>> START SOURCE MATERIAL

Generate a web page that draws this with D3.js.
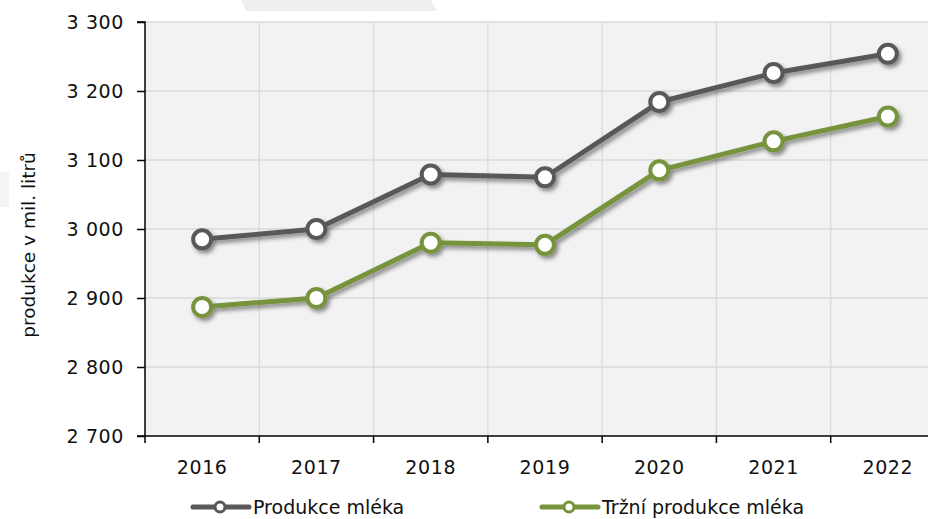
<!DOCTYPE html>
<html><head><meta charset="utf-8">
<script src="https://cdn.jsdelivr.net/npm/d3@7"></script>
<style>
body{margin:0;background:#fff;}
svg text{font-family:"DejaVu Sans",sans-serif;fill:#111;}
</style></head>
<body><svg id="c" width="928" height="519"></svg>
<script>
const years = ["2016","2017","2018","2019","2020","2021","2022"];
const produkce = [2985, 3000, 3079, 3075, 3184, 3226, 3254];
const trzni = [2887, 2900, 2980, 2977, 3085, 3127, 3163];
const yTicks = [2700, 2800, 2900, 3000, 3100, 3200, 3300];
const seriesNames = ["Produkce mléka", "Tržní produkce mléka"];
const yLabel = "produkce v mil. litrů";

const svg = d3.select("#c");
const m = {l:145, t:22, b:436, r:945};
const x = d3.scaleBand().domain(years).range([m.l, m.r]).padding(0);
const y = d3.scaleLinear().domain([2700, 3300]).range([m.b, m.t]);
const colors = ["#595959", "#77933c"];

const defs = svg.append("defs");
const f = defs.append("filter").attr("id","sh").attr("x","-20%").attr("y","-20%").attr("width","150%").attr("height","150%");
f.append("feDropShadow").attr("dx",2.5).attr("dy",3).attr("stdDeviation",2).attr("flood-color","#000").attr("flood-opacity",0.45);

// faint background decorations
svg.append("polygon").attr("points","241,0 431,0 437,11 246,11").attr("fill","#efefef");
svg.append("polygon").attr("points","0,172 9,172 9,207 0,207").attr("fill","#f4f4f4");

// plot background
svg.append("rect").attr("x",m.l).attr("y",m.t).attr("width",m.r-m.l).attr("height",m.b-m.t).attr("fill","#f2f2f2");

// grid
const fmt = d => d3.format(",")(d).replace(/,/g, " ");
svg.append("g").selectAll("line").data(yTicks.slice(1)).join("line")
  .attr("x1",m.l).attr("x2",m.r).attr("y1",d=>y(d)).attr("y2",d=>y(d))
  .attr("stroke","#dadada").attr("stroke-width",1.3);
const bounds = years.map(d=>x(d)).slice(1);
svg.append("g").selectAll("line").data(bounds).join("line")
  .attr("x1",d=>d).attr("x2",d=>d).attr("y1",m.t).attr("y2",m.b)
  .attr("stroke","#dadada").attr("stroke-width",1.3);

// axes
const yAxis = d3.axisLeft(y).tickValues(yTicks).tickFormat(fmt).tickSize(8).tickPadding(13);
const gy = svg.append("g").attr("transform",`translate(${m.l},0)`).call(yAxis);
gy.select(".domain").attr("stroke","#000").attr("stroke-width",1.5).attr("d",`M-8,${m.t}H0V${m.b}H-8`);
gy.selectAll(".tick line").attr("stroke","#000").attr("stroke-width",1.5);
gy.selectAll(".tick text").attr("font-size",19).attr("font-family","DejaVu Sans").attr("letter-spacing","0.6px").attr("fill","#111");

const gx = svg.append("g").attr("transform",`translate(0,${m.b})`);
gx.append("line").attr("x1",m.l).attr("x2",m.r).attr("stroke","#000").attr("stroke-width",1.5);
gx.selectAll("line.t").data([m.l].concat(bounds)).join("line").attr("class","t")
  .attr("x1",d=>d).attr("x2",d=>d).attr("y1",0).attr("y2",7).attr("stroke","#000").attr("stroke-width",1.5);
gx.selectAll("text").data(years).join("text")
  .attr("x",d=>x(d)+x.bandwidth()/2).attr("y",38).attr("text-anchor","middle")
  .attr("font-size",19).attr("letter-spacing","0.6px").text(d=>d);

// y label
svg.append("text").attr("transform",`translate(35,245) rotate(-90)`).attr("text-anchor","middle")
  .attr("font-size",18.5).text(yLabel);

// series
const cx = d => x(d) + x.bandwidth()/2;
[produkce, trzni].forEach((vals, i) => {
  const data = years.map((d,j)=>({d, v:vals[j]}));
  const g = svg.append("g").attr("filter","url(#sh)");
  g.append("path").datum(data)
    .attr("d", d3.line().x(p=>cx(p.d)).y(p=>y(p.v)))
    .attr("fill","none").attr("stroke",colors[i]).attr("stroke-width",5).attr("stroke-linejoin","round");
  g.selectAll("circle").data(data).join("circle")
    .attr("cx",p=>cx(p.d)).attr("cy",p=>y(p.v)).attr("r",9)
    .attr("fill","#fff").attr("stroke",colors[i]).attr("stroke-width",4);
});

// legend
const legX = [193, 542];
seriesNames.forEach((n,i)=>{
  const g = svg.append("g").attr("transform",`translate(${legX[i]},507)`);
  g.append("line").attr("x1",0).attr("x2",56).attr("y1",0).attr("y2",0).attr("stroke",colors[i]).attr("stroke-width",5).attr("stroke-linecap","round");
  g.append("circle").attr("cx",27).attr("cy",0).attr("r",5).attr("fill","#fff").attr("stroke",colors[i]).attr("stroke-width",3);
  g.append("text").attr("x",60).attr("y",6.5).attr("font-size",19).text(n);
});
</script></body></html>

>> END SOURCE MATERIAL
>> START SOURCE MATERIAL

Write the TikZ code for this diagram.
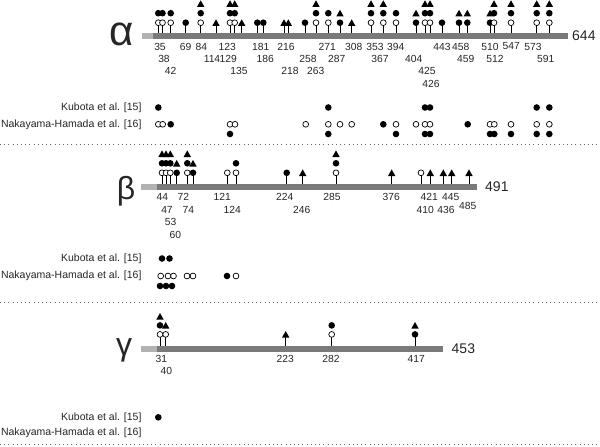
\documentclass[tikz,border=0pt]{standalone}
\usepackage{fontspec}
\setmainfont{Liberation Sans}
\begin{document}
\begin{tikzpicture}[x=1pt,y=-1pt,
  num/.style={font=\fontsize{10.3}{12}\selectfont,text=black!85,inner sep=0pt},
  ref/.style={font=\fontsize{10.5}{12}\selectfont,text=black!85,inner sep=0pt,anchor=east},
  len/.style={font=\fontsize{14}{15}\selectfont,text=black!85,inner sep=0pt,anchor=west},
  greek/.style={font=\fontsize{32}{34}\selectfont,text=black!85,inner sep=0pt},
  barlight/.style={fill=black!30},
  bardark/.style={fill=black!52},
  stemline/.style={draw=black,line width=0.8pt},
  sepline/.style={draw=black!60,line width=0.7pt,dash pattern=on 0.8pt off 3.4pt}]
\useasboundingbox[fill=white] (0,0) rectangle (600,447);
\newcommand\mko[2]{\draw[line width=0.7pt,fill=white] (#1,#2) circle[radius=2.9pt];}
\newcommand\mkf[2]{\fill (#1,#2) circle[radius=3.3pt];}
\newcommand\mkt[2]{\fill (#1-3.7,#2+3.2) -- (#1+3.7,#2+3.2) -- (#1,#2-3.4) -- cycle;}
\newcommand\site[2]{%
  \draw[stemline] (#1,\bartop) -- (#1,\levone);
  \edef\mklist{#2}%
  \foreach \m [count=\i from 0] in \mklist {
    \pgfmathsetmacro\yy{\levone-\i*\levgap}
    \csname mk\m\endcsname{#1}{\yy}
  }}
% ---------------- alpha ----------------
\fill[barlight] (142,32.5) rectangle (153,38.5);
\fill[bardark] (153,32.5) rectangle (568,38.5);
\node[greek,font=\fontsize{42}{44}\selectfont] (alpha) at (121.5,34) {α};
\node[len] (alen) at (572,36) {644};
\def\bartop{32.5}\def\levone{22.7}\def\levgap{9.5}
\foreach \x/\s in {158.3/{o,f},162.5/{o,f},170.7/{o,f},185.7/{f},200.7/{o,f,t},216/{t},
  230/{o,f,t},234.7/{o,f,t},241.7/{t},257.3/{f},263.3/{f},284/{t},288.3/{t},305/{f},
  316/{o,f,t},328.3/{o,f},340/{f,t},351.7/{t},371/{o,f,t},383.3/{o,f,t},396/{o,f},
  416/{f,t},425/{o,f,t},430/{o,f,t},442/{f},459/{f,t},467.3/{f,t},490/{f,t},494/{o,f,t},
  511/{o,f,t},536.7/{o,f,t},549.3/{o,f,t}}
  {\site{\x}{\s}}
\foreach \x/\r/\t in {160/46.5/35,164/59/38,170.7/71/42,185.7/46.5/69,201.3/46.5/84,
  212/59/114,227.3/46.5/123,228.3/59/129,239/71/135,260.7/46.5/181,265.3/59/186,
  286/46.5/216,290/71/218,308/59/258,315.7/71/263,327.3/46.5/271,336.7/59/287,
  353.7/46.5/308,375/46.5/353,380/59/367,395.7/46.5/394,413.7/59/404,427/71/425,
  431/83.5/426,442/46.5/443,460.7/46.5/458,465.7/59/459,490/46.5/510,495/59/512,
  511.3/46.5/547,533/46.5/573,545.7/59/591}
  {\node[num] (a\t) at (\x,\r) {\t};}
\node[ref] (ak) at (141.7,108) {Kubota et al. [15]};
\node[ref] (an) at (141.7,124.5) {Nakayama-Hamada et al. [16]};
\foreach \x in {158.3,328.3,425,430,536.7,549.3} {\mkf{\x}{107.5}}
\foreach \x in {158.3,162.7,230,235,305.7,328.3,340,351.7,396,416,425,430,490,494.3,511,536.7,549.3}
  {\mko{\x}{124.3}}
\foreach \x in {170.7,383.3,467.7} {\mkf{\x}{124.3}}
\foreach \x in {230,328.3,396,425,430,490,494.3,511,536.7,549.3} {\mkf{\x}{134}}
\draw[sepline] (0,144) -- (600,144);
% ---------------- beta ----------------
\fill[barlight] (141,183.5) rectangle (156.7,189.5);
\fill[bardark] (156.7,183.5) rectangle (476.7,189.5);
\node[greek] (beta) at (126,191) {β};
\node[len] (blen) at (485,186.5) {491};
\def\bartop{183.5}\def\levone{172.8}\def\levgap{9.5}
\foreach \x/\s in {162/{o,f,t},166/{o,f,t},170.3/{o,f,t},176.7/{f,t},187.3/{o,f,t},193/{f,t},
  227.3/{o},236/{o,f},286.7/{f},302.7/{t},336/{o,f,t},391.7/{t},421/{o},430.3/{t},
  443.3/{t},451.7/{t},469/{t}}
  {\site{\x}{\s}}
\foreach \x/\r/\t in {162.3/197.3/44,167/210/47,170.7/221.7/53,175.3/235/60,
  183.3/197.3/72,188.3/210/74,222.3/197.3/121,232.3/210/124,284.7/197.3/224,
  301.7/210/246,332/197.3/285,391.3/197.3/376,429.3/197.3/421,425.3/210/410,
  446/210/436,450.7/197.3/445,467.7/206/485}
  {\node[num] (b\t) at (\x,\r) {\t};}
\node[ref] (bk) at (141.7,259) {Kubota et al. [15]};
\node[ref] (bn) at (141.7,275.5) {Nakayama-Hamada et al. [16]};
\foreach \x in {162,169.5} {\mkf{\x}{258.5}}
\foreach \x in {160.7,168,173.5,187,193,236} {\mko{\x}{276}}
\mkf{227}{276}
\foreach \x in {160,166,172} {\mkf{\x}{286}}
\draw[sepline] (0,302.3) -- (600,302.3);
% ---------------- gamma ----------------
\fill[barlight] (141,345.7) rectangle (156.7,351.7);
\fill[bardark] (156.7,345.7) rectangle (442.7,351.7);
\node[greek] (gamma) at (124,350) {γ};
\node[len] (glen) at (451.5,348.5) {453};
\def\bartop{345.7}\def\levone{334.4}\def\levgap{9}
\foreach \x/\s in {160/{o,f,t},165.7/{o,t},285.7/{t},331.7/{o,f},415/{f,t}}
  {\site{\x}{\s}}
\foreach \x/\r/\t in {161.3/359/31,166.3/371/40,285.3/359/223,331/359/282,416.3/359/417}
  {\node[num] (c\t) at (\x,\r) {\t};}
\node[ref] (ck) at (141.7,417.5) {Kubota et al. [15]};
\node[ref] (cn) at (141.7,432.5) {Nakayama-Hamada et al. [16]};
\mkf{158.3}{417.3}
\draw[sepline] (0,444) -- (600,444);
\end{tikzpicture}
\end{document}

>> END SOURCE MATERIAL
>> START SOURCE MATERIAL

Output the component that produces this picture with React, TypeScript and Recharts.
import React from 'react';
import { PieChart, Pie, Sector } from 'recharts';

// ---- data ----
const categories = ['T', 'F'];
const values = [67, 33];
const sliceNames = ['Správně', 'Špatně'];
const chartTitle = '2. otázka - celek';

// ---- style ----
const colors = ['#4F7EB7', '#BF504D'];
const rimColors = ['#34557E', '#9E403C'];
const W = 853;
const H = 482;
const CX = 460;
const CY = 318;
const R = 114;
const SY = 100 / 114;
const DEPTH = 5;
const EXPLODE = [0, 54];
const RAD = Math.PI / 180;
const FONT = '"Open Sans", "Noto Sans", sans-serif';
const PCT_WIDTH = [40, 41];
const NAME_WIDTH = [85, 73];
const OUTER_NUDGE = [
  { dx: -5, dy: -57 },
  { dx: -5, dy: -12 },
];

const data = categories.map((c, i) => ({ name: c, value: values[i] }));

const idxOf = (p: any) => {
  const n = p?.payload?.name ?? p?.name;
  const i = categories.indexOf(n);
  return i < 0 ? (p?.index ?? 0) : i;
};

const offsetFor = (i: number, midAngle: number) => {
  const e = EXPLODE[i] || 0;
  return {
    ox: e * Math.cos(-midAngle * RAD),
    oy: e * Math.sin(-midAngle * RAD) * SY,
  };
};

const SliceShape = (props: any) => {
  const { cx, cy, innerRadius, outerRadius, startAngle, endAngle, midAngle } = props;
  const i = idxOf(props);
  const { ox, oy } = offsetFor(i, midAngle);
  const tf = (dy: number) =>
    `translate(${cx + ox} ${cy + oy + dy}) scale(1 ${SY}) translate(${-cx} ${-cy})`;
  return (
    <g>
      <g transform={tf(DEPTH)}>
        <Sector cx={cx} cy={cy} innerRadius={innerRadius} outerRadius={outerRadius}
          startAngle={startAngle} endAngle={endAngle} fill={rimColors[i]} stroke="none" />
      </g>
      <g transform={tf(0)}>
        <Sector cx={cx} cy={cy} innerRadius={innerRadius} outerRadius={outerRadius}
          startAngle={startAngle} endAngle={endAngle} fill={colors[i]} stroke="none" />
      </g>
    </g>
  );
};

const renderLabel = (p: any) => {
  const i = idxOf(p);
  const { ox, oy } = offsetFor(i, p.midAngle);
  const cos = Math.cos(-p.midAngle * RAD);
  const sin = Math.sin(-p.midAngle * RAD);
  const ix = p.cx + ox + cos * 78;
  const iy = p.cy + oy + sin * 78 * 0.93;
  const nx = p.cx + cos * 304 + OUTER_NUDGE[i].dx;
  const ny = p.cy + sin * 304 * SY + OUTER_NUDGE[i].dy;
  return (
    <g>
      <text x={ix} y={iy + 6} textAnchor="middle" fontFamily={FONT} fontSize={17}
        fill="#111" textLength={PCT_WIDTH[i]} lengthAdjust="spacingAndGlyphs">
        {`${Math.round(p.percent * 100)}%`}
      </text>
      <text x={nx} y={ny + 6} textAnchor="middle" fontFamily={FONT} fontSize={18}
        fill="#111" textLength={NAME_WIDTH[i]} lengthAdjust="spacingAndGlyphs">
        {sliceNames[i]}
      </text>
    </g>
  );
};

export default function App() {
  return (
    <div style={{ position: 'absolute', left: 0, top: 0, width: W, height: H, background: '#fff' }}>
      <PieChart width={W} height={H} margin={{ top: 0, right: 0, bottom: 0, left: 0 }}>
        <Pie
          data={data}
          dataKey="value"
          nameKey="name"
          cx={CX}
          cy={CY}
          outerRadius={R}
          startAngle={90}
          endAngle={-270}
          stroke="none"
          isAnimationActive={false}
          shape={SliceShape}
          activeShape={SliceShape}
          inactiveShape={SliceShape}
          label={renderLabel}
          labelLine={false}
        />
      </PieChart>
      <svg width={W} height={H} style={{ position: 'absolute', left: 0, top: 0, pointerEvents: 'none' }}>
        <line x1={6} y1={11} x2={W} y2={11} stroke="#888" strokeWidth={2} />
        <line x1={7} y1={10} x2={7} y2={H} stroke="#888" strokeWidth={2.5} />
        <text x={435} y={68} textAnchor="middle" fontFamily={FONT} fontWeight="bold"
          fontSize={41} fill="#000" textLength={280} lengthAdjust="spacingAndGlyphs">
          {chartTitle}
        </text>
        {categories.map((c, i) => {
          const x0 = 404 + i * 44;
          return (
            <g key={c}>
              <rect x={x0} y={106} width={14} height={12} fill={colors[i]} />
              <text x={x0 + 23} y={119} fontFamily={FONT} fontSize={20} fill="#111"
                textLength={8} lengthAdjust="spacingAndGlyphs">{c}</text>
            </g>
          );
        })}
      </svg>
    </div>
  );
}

>> END SOURCE MATERIAL

YOUR TASK:
Only the lines from the one holding "Output the component" through the one holding "PieChart, Pie, Sector" are wanted; retype them exactly.

TASK RESPONSE:
Output the component that produces this picture with React, TypeScript and Recharts.
import React from 'react';
import { PieChart, Pie, Sector } from 'recharts';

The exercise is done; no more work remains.